**Task to carry out**
Check each line of the material below, and copy it if it holds the string "chart".

**Given information**
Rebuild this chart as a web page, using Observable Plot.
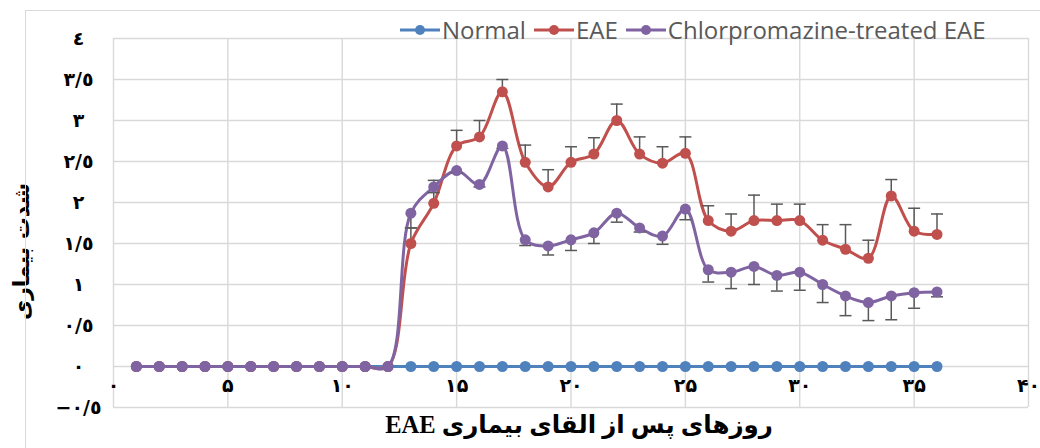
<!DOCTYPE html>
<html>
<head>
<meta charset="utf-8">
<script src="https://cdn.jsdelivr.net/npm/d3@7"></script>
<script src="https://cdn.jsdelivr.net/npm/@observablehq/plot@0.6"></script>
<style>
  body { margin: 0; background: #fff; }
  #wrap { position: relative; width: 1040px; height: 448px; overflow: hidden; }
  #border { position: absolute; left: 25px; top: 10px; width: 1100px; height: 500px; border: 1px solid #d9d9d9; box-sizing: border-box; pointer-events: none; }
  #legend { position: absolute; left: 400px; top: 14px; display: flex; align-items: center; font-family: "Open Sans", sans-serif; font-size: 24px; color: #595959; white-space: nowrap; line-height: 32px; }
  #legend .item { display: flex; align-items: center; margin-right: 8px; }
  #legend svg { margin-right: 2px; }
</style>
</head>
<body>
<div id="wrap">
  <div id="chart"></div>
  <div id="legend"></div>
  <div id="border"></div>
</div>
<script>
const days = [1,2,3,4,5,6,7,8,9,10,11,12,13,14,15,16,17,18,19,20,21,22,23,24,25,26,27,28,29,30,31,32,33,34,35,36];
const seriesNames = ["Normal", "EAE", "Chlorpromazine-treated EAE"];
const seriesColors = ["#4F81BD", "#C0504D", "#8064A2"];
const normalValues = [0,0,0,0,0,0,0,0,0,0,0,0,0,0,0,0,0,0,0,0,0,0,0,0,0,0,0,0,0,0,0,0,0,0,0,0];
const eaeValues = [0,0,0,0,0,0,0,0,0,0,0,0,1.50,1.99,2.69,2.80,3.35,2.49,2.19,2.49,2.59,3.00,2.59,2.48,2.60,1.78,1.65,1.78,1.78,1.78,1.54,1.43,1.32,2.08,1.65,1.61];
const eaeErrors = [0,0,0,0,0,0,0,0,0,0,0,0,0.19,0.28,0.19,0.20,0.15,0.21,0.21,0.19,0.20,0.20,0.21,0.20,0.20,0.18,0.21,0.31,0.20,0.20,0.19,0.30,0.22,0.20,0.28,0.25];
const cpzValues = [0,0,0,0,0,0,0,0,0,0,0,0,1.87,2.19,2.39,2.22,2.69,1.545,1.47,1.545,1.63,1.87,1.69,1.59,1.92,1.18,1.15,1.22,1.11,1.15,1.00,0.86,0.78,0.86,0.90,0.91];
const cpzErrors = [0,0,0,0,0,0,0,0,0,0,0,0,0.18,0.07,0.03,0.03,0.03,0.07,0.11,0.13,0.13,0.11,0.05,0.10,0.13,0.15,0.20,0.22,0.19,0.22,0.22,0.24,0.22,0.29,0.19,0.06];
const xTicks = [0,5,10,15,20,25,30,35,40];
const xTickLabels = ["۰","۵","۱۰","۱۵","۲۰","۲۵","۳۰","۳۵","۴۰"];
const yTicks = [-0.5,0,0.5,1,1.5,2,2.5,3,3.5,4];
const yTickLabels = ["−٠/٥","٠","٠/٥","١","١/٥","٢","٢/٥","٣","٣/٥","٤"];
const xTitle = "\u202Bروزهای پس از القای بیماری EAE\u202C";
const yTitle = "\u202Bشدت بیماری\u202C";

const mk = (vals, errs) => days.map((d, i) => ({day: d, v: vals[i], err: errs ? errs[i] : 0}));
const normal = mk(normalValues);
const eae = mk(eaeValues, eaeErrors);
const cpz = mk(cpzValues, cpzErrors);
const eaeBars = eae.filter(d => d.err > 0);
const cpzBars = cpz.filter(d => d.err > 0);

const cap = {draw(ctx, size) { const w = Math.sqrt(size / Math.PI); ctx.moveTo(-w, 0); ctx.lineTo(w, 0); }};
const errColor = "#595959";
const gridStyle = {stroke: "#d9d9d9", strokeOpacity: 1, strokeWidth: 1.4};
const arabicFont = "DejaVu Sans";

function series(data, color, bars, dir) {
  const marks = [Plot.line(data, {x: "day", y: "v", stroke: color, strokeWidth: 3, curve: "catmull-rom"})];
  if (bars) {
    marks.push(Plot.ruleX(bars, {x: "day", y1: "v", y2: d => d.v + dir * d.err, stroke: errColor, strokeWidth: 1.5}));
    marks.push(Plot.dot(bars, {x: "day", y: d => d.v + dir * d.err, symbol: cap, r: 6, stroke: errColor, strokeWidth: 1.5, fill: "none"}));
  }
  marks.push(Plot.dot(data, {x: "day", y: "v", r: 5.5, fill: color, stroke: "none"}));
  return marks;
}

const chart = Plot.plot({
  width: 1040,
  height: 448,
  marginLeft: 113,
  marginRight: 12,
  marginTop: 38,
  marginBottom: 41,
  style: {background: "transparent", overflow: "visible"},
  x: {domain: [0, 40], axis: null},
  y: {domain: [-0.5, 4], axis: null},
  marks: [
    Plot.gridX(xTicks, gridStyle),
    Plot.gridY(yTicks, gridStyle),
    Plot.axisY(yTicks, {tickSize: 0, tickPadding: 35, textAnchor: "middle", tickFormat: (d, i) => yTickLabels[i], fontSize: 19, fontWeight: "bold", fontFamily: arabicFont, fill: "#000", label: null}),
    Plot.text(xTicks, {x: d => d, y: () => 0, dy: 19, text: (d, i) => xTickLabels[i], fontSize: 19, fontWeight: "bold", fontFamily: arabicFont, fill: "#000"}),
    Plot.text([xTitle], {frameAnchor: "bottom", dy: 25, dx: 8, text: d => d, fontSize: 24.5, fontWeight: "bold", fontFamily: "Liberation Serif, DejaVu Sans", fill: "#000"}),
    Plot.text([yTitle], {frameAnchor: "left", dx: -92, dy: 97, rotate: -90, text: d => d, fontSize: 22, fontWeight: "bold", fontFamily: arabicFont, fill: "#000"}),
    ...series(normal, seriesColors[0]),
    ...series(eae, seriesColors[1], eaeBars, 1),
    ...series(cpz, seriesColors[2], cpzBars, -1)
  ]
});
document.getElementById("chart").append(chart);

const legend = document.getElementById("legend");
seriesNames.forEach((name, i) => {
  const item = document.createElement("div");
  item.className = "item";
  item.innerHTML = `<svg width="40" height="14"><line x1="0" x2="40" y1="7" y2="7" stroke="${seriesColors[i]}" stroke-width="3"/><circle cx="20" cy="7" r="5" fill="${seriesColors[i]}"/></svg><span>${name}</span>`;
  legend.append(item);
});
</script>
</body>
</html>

**In response**
Rebuild this chart as a web page, using Observable Plot.
  <div id="chart"></div>
const chart = Plot.plot({
document.getElementById("chart").append(chart);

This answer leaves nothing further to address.